Licinnya Geliat Bahan Bakar Minyak

Membahas bahan bakar minyak merupakan suatu hal “rutin” dan tentunya tidak akan ada habisnya. Sumber energi yang satu ini posisinya benar-benar strategis untuk memperkuat atau sebaliknya menghancurkan nasionalisme. Mana yang dipilih, Pemerintah selaku regulator dan Masyarakat selaku customer lah yang menentukan.

Akhir 2010 lalu, peramalan dari petinggi negara maupun pakar keenergian menyatakan bahwa di awal 2011 akan terjadi kenaikan harga BBM (bukan BlackBerry Messenger, melainkan bahan bakar minyak) baik subsidi maupun non-subsidi. Prediksi tersebut muncul karena harga minyak dunia di akhir 2010 sudah mencapai 93,46 dolar AS dan terus menerus bergerak naik setiap harinya.

Memasuki tahun 2011, harga bahan bakar minyak di Indonesia terus merangkak naik seiring dengan pergerakan harga minyak dunia yang juga mengalami kenaikan yang kini berada pada kisaran di atas 100 dolar AS. Apalagi dengan terjadinya krisis politik dan kemanusiaan di beberapa negara penghasil utama minyak dunia di Timur Tengah yang kini justru makin meluas ke negara lain, bukan tidak mungkin jika di pertengahan tahun 2011 nanti minyak dunia menembus angka 145 dolar AS.

Kembali pada persoalan BBM di Indonesia, kenaikan signifikan tersebut menyebabkan harga BBM non subsidi meningkat pesat hingga di atas Rp 8.500 per liternya yang mengakibatkan masyarakat sebagai konsumen pada akhirnya lebih banyak mengkonsumsi BBM bersubsidi.

Pada Maret 2011 lalu berdasarkan data BPMIGAS, penggunaan bensin premium mencapai 2,07 juta kiloliter (KL), atau naik 2,68% dibanding Februari 2011. Sementara konsumsi total BBM bersubsidi sampai Maret 2011 mencapai sekitar 9,26 juta KL, dari total kuota konsumsi BBM subsidi di 2011 yang jumlahnya 36,8 juta KL. Pada momen inilah kita dapat melihat kecermatan Pemerintah, karena jika harga minyak mencapai US$ 100 per barel, pemerintah bisa menombok subsidi untuk Premium hingga Rp 15 triliun.
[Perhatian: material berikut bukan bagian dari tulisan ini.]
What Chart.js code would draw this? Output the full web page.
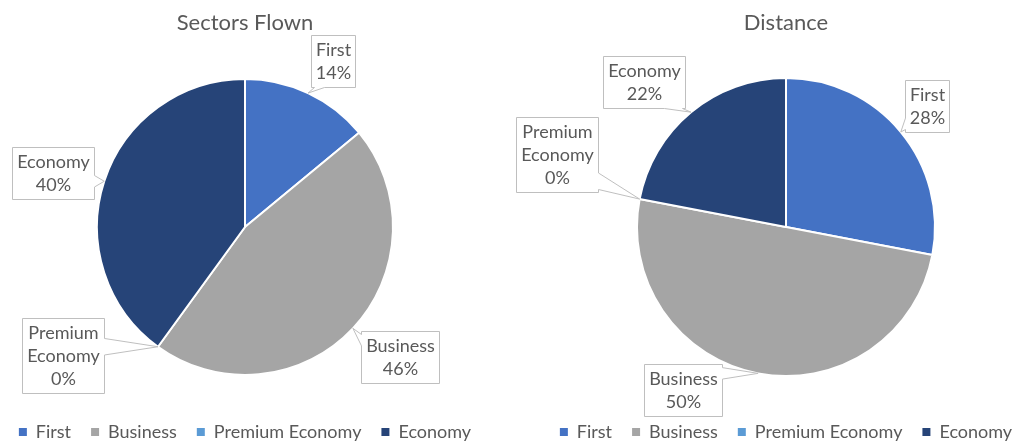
<!DOCTYPE html>
<html>
<head>
<meta charset="utf-8">
<script src="https://cdn.jsdelivr.net/npm/chart.js@4.4.1/dist/chart.umd.min.js"></script>
<style>
  html, body { margin: 0; padding: 0; background: #fff; }
  #wrap { position: relative; width: 1023px; height: 447px; overflow: hidden; }
  .pane { position: absolute; top: 0; width: 560px; height: 451px; }
</style>
</head>
<body>
<div id="wrap">
  <div class="pane" style="left:-35px"><canvas id="sectorsChart"></canvas></div>
  <div class="pane" style="left:506px"><canvas id="distanceChart"></canvas></div>
</div>
<script>
const categories = ["First", "Business", "Premium Economy", "Economy"];
const sectorsShare = [14, 46, 0, 40];
const distanceShare = [28, 50, 0, 22];
const sliceColors = ["#4472C4", "#A5A5A5", "#5B9BD5", "#264478"];

// where each callout box sits (offset of its centre from the pie centre)
// and which side of the box the pointer comes out of
const sectorsCallouts = [
  { dx: 88, dy: -166, side: "bottom" },
  { dx: 155, dy: 130, side: "left" },
  { dx: -182, dy: 128, side: "right" },
  { dx: -192, dy: -54, side: "right" },
];
const distanceCallouts = [
  { dx: 141, dy: -121, side: "left" },
  { dx: -103, dy: 163, side: "right" },
  { dx: -229, dy: -73, side: "right" },
  { dx: -142, dy: -145, side: "bottom" },
];

const textColor = "#595959";
const labelFont = "18px Lato";
Chart.defaults.font.family = "Lato";

const calloutPlugin = {
  id: "callouts",
  afterDatasetsDraw(chart, args, opts) {
    const ctx = chart.ctx;
    const meta = chart.getDatasetMeta(0);
    const values = chart.data.datasets[0].data;
    const total = values.reduce((a, b) => a + b, 0);
    ctx.save();
    ctx.font = labelFont;
    meta.data.forEach((arc, i) => {
      const c = opts.boxes[i];
      const { x, y, startAngle, endAngle, outerRadius } = arc.getProps(
        ["x", "y", "startAngle", "endAngle", "outerRadius"], true);
      const mid = (startAngle + endAngle) / 2;
      const ax = x + Math.cos(mid) * outerRadius;
      const ay = y + Math.sin(mid) * outerRadius;

      const lines = chart.data.labels[i].split(" ");
      lines.push(Math.round((values[i] / total) * 100) + "%");
      const w = Math.round(Math.max(...lines.map((t) => ctx.measureText(t).width)) + 9);
      const h = lines.length * 23 + 6;
      const L = Math.round(x + c.dx - w / 2) + 0.5;
      const T = Math.round(y + c.dy - h / 2) + 0.5;
      const R = L + w, B = T + h;

      const corners = {
        top: [[L, T], [R, T]],
        right: [[R, T], [R, B]],
        bottom: [[R, B], [L, B]],
        left: [[L, B], [L, T]],
      };
      const pts = [];
      ["top", "right", "bottom", "left"].forEach((s) => {
        const a = corners[s][0];
        pts.push(a);
        if (s !== c.side) return;
        const horiz = s === "top" || s === "bottom";
        const len = horiz ? w : h;
        const lo = horiz ? L : T;
        const bw = Math.max(10, len * 0.22);
        const proj = horiz ? ax : ay;
        const m = Math.min(Math.max(proj, lo + bw / 2 + 3), lo + len - bw / 2 - 3);
        const order = s === "top" || s === "right" ? [m - bw / 2, m + bw / 2] : [m + bw / 2, m - bw / 2];
        const at = (v) => (horiz ? [v, a[1]] : [a[0], v]);
        pts.push(at(order[0]), [ax, ay], at(order[1]));
      });

      ctx.beginPath();
      ctx.moveTo(pts[0][0], pts[0][1]);
      pts.slice(1).forEach((p) => ctx.lineTo(p[0], p[1]));
      ctx.closePath();
      ctx.fillStyle = "#ffffff";
      ctx.fill();
      ctx.lineWidth = 1;
      ctx.strokeStyle = "#BFBFBF";
      ctx.stroke();

      ctx.fillStyle = textColor;
      ctx.textAlign = "center";
      ctx.textBaseline = "middle";
      lines.forEach((t, k) => {
        ctx.fillText(t, (L + R) / 2, T + 3 + 23 * k + 12);
      });
    });
    ctx.restore();
  },
};

const makePie = (id, title, values, callouts, radius) =>
  new Chart(document.getElementById(id), {
    type: "pie",
    data: {
      labels: categories,
      datasets: [
        {
          data: values,
          backgroundColor: sliceColors,
          borderColor: "#ffffff",
          borderWidth: 2,
        },
      ],
    },
    options: {
      responsive: true,
      maintainAspectRatio: false,
      animation: false,
      radius: radius,
      layout: { padding: 0 },
      plugins: {
        tooltip: { enabled: false },
        title: {
          display: true,
          text: title,
          color: textColor,
          font: { family: "Lato", size: 22, weight: "normal" },
          padding: { top: 10, bottom: 14.6 },
        },
        legend: {
          position: "bottom",
          labels: {
            boxWidth: 8,
            boxHeight: 8,
            padding: 20,
            color: textColor,
            font: { family: "Lato", size: 18 },
            generateLabels: (chart) =>
              Chart.overrides.doughnut.plugins.legend.labels
                .generateLabels(chart)
                .map((item) => ({ ...item, lineWidth: 0 })),
          },
        },
        callouts: { boxes: callouts },
      },
    },
    plugins: [calloutPlugin],
  });

const sectorsChart = makePie("sectorsChart", "Sectors Flown", sectorsShare, sectorsCallouts, 148);
const distanceChart = makePie("distanceChart", "Distance", distanceShare, distanceCallouts, 149);
</script>
</body>
</html>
Namun begitu, untuk sementara ini Pemerintah mengaku sedikit terselamatkan oleh penguatan rupiah terhadap dolar Amerika. Nilai tukar rupiah terpantau menguat dan parkir di level Rp 8.692 per USD. Namun sayangnya, masyarakat membutuhkan kepastian secepatnya terkait kondisi ini. Dan tentunya Pemerintah seharusnya tidak mau menombok hingga Rp 15 triliun.


Melihat kenyataan tersebut, muncullah beberapa wacana kebijakan, di antaranya menaikkan harga BBM atau pengalihan masyarakat kepada penggunaan Pertamax atau yang kerap diperhalus dengan pembatasan BBM bersubsidi.

Pembatasan konsumsi BBM bersubsidi maupun kenaikan harga BBM sama-sama akan berdampak terhadap inflasi.

Terkait pembatasaan konsumsi BBM bersubsidi, jika masyarakat biasanya membeli premium Rp 4.500 kemudian harus beralih ke Pertamax yang Rp 8.500 per liter, itu juga kenaikan yang justru lebih besar. Saat ini sekitar 50% BBM bersubsidi dikonsumsi oleh sepeda motor, padahal direncanakan sepeda motor bukan termasuk yang akan dibatasi konsumsinya. Sementara untuk angkutan umum perkotaan (angkot) hanya akan dijatah sekitar 40 liter per hari. Jumlah itu sangat minim sehingga akan mendorong awak angkot enggan bekerja. Jumlah yang dihemat relatif tidak sebanding dengan dampak buruk akibat kebijakan ini.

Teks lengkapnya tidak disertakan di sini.